Professional ratings
Review scores
| Source | Rating |
| Allmusic | Star |

== Background ==
Toad the Wet Sprocket's first album, Bread & Circus, was financed and recorded by the band in eight days for $650 in 1989. The band sold copies of the album on cassette, eventually signing with Columbia Records after recording their second album, Pale. Despite an offer from Columbia to restart the sessions for Pale, the band decided to continue to record the album by themselves at a cost of $6,000, and re-release it with Columbia.

==Recording==
The songs for the album were recorded at Granny's House, Reno, Nevada. fear was produced, recorded and mixed by Gavin MacKillop, a role he would reprise for the band's next two releases, 1994's Dulcinea and 1997's Coil.

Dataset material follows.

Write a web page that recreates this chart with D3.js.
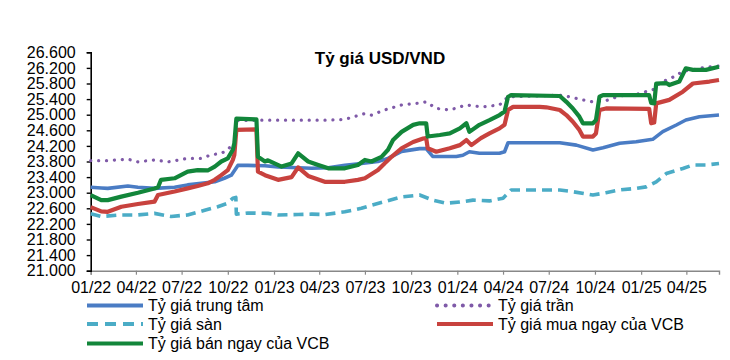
<!DOCTYPE html>
<html><head><meta charset="utf-8">
<script src="https://cdn.jsdelivr.net/npm/d3@7/dist/d3.min.js"></script>
<style>body{margin:0;background:#fff} svg{display:block}</style>
</head><body><svg id="c" width="730" height="360"></svg>
<script>
const chartTitle = "Tỷ giá USD/VND";
const yTickValues = [21000,21400,21800,22200,22600,23000,23400,23800,24200,24600,25000,25400,25800,26200,26600];
const xTickDates = ["2022-01-01","2022-04-01","2022-07-01","2022-10-01","2023-01-01","2023-04-01","2023-07-01","2023-10-01","2024-01-01","2024-04-01","2024-07-01","2024-10-01","2025-01-01","2025-04-01"];
const xTickLabels = ["01/22","04/22","07/22","10/22","01/23","04/23","07/23","10/23","01/24","04/24","07/24","10/24","01/25","04/25"];
const seriesNames = ["Tỷ giá trung tâm","Tỷ giá trần","Tỷ giá sàn","Tỷ giá mua ngay của VCB","Tỷ giá bán ngay của VCB"];

const central = [
["2022-01-01",23140],["2022-01-22",23120],["2022-02-04",23110],["2022-03-16",23170],["2022-04-05",23140],
["2022-05-08",23110],["2022-06-17",23140],["2022-07-13",23200],["2022-08-09",23240],["2022-09-05",23280],
["2022-09-24",23370],["2022-10-08",23450],["2022-10-21",23700],["2022-11-10",23700],["2022-12-14",23690],
["2023-01-09",23660],["2023-03-17",23625],["2023-04-19",23640],["2023-05-22",23700],["2023-06-24",23750],
["2023-07-27",23800],["2023-08-16",23880],["2023-09-12",24060],["2023-10-18",24130],["2023-10-31",24130],
["2023-11-13",23930],["2023-12-30",23930],["2024-01-12",23960],["2024-01-25",24050],["2024-02-14",24010],
["2024-03-25",24010],["2024-04-04",24050],["2024-04-11",24280],["2024-07-23",24280],["2024-08-25",24220],
["2024-09-27",24095],["2024-10-17",24150],["2024-11-19",24266],["2024-12-22",24308],["2025-01-24",24369],
["2025-02-13",24565],["2025-03-12",24736],["2025-03-31",24864],["2025-04-27",24949],["2025-06-05",24992]];

const ceiling = [
["2022-01-01",23820],["2022-02-04",23820],["2022-03-16",23860],["2022-04-05",23790],["2022-05-08",23840],
["2022-06-04",23790],["2022-07-13",23880],["2022-08-09",23880],["2022-08-29",23970],["2022-09-18",24010],
["2022-10-01",24100],["2022-10-14",24300],["2022-10-17",24330],["2022-10-18",24850],["2022-12-14",24860],
["2023-04-19",24860],["2023-05-22",24880],["2023-07-01",25030],["2023-07-14",24990],["2023-08-09",25120],
["2023-09-12",25250],["2023-10-18",25300],["2023-10-31",25330],["2023-11-20",25160],["2023-12-17",25120],
["2024-01-19",25250],["2024-02-20",25200],["2024-03-25",25250],["2024-04-11",25460],["2024-07-23",25500],
["2024-08-11",25460],["2024-09-07",25380],["2024-09-27",25330],["2024-10-23",25360],["2024-11-19",25480],
["2024-12-22",25520],["2025-01-27",25650],["2025-02-06",25800],["2025-02-20",25890],["2025-03-12",26000],
["2025-03-25",26120],["2025-04-14",26150],["2025-05-10",26220],["2025-06-05",26250]];

const floor = [
["2022-01-01",22460],["2022-01-22",22390],["2022-03-03",22430],["2022-04-05",22430],["2022-05-08",22470],
["2022-06-10",22390],["2022-07-13",22430],["2022-08-16",22550],["2022-09-11",22640],["2022-10-01",22730],
["2022-10-11",22860],["2022-10-17",22880],["2022-10-18",22450],["2022-11-10",22480],["2022-12-20",22470],
["2023-01-09",22430],["2023-02-18",22440],["2023-03-17",22450],["2023-04-12",22440],["2023-05-22",22510],
["2023-06-24",22600],["2023-07-14",22680],["2023-08-09",22770],["2023-09-12",22890],["2023-10-18",22940],
["2023-11-13",22810],["2023-12-10",22730],["2024-01-06",22760],["2024-02-01",22810],["2024-03-05",22790],
["2024-04-01",22860],["2024-04-17",23070],["2024-07-23",23070],["2024-08-11",23040],["2024-09-27",22940],
["2024-10-23",23000],["2024-11-19",23070],["2024-12-22",23110],["2025-01-11",23150],["2025-01-31",23280],
["2025-02-20",23490],["2025-03-25",23620],["2025-04-14",23710],["2025-05-10",23710],["2025-06-05",23750]];

const vcbBuy = [
["2022-01-01",22630],["2022-01-22",22520],["2022-02-04",22510],["2022-03-03",22640],["2022-04-05",22710],
["2022-05-08",22770],["2022-05-15",22940],["2022-06-17",23030],["2022-07-13",23110],["2022-08-02",23170],
["2022-08-22",23240],["2022-09-05",23330],["2022-09-18",23450],["2022-10-01",23580],["2022-10-11",23840],
["2022-10-14",23970],["2022-10-18",24610],["2022-11-27",24625],["2022-11-30",23540],["2022-12-14",23450],
["2023-01-09",23330],["2023-02-05",23400],["2023-02-18",23650],["2023-03-10",23430],["2023-04-12",23280],
["2023-05-22",23280],["2023-06-17",23330],["2023-07-01",23370],["2023-07-27",23580],["2023-08-09",23750],
["2023-08-23",23920],["2023-09-12",24140],["2023-10-05",24300],["2023-10-25",24390],["2023-10-31",24400],
["2023-11-03",24140],["2023-11-20",24050],["2023-12-17",24140],["2024-01-06",24220],["2024-01-19",24350],
["2024-01-29",24220],["2024-02-17",24400],["2024-03-05",24520],["2024-03-25",24650],["2024-04-04",24740],
["2024-04-11",25120],["2024-04-21",25200],["2024-06-13",25200],["2024-06-26",25190],["2024-07-23",25120],
["2024-08-05",24990],["2024-08-18",24820],["2024-08-31",24610],["2024-09-07",24440],["2024-09-27",24440],
["2024-10-03",24520],["2024-10-10",25120],["2024-10-23",25160],["2025-01-17",25150],["2025-01-21",24780],
["2025-01-27",24800],["2025-01-31",25290],["2025-02-26",25380],["2025-03-25",25590],["2025-04-14",25800],
["2025-05-17",25850],["2025-06-05",25890]];

const vcbSell = [
["2022-01-01",22940],["2022-01-22",22810],["2022-02-04",22810],["2022-03-03",22900],["2022-04-05",23000],
["2022-05-08",23110],["2022-05-15",23140],["2022-05-21",23330],["2022-06-17",23370],["2022-07-13",23540],
["2022-08-02",23580],["2022-08-22",23570],["2022-09-05",23670],["2022-09-18",23800],["2022-10-01",23880],
["2022-10-11",24100],["2022-10-14",24270],["2022-10-18",24900],["2022-11-27",24880],["2022-11-30",23920],
["2022-12-14",23800],["2022-12-20",23830],["2023-01-16",23670],["2023-02-05",23750],["2023-02-18",24010],
["2023-03-10",23800],["2023-03-30",23710],["2023-04-19",23625],["2023-05-22",23625],["2023-06-17",23710],
["2023-07-01",23840],["2023-07-14",23800],["2023-08-03",23920],["2023-08-16",24100],["2023-08-26",24350],
["2023-09-12",24560],["2023-10-05",24740],["2023-10-18",24780],["2023-10-31",24780],["2023-11-03",24440],
["2023-11-27",24480],["2023-12-17",24520],["2024-01-06",24650],["2024-01-19",24780],["2024-01-25",24560],
["2024-02-14",24740],["2024-03-05",24860],["2024-03-25",24990],["2024-04-04",25080],["2024-04-11",25460],
["2024-04-17",25500],["2024-07-23",25480],["2024-08-05",25330],["2024-08-18",25160],["2024-08-31",24950],
["2024-09-07",24780],["2024-09-27",24780],["2024-10-03",24860],["2024-10-10",25460],["2024-10-17",25500],
["2025-01-17",25500],["2025-01-21",25300],["2025-01-27",25290],["2025-01-31",25800],["2025-02-20",25810],
["2025-02-26",25760],["2025-03-18",25850],["2025-03-31",26190],["2025-04-14",26150],["2025-05-10",26150],
["2025-06-05",26230]];

const parse = d3.timeParse("%Y-%m-%d");
const svg = d3.select("#c");
const font = "'Liberation Sans', Arial, sans-serif";

const x = d3.scaleTime().domain([parse("2022-01-01"), parse("2025-06-05")]).range([90.7, 719]);
const y = d3.scaleLinear().domain([21000, 26600]).range([270.7, 52.3]);

// title
svg.append("text").attr("x", 380).attr("y", 64).attr("text-anchor","middle")
  .attr("font-family", font).attr("font-weight","bold").attr("font-size", 17).attr("fill","#000")
  .text(chartTitle);

// y axis
const yAxis = d3.axisLeft(y).tickValues(yTickValues).tickSize(4).tickPadding(11)
  .tickFormat(v => d3.format(".3f")(v/1000));
const gy = svg.append("g").attr("transform","translate(90.7,0)").call(yAxis);
gy.select(".domain").attr("stroke","#000").attr("stroke-width",1.6);
gy.selectAll(".tick line").attr("stroke","#000").attr("stroke-width",1.4);
gy.selectAll("text").attr("font-family", font).attr("font-size", 16).attr("fill","#000");

// x axis
const xAxis = d3.axisBottom(x).tickValues(xTickDates.map(parse)).tickSize(4).tickPadding(7)
  .tickFormat((d,i) => xTickLabels[i]);
const gx = svg.append("g").attr("transform","translate(0,270.7)").call(xAxis);
gx.select(".domain").attr("stroke","#888").attr("stroke-width",1.4);
gx.selectAll(".tick line").attr("stroke","#888").attr("stroke-width",1.2);
gx.selectAll("text").attr("font-family", font).attr("font-size", 16).attr("fill","#000");
gy.raise();

const styles = [
  {data: central, color:"#4a7cc4", w:3.6, dash:null, cap:"butt"},
  {data: ceiling, color:"#7f5aa8", w:3.2, dash:"0.1,7.8", cap:"round"},
  {data: floor, color:"#4bacc6", w:3.6, dash:"10,6", cap:"butt"},
  {data: vcbBuy, color:"#c8423e", w:4.2, dash:null, cap:"butt"},
  {data: vcbSell, color:"#12863a", w:4.2, dash:null, cap:"butt"}
];
const line = d3.line().x(d => x(parse(d[0]))).y(d => y(d[1]));
styles.forEach(s => {
  svg.append("path").attr("d", line(s.data)).attr("fill","none")
    .attr("stroke", s.color).attr("stroke-width", s.w)
    .attr("stroke-dasharray", s.dash).attr("stroke-linecap", s.cap).attr("stroke-linejoin","round");
});

// legend
const legendPos = [
  {lx:87, ly:305.5}, {lx:437, ly:305.5}, {lx:87, ly:324}, {lx:437, ly:324}, {lx:87, ly:343.5}
];
styles.forEach((s,i) => {
  const p = legendPos[i];
  svg.append("line").attr("x1", p.lx).attr("x2", p.lx+56).attr("y1", p.ly).attr("y2", p.ly)
    .attr("stroke", s.color).attr("stroke-width", 4)
    .attr("stroke-dasharray", i===1 ? "0.1,8.5" : (i===2 ? "11,7" : null))
    .attr("stroke-linecap", s.cap);
  svg.append("text").attr("x", p.lx+61).attr("y", p.ly).attr("dy","0.35em")
    .attr("font-family", font).attr("font-size", 16).attr("fill","#000").text(seriesNames[i]);
});
</script></body></html>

Columbia financed the mixing of fourteen songs for the album, with twelve to be released. The two songs left off the album, "Good Intentions" and "All in All", were both released on the 1995 rarities collection In Light Syrup, along with several other tracks recorded during the fear sessions. The band members were in disagreement over "All in All" and "All I Want", and eventually "All I Want" was chosen to complete the record.

==Track listing==

| No. | Title | Writer(s) | Length |
|---|---|---|---|
| 1. | "Walk on the Ocean" | Glen Phillips, Todd Nichols | 3:00 |
| 2. | "Is It for Me?" | Phillips, Nichols | 3:24 |
| 3. | "Butterflies" | Phillips, Nichols | 4:26 |
| 4. | "Nightingale Song" | Phillips | 2:03 |
| 5. | "Hold Her Down" | Phillips, Nichols | 3:07 |
| 6. | "Pray Your Gods" | Phillips | 5:03 |
| 7. | "Before You Were Born" | Phillips | 3:44 |
| 8. | "Something to Say" | Phillips | 4:02 |
| 9. | "In My Ear" | Phillips, Nichols | 3:10 |
| 10. | "All I Want" | Phillips | 3:17 |
| 11. | "Stories I Tell" | Phillips, Nichols | 5:35 |
| 12. | "I Will Not Take These Things for Granted" | Phillips | 5:46 |

==Personnel==
===Musicians===
- Glen Phillips – lead vocals, guitars, mandolin
- Todd Nichols – guitars, backing vocals, mandolin
- Dean Dinning – bass, backing vocals, keyboards
- Randy Guss – drums, percussion
- Laurel Franklin – spoken word, additional vocals

===Production===
- Produced by Gavin MacKillop
- Engineered by Don Evans, Gavin MacKillop & Bjorn Thorsrud
- Mixed by Gavin MacKillop

==Charts==

| Chart (1992/93) | Peak position |
|---|---|
| Australian Albums (ARIA) | 179 |
| US Billboard 200 | 49 |

==Certifications==

| Region | Certification | Certified units/sales |
| United States (RIAA) | Platinum | 1,000,000^{^} |
^{^} Shipments figures based on certification alone.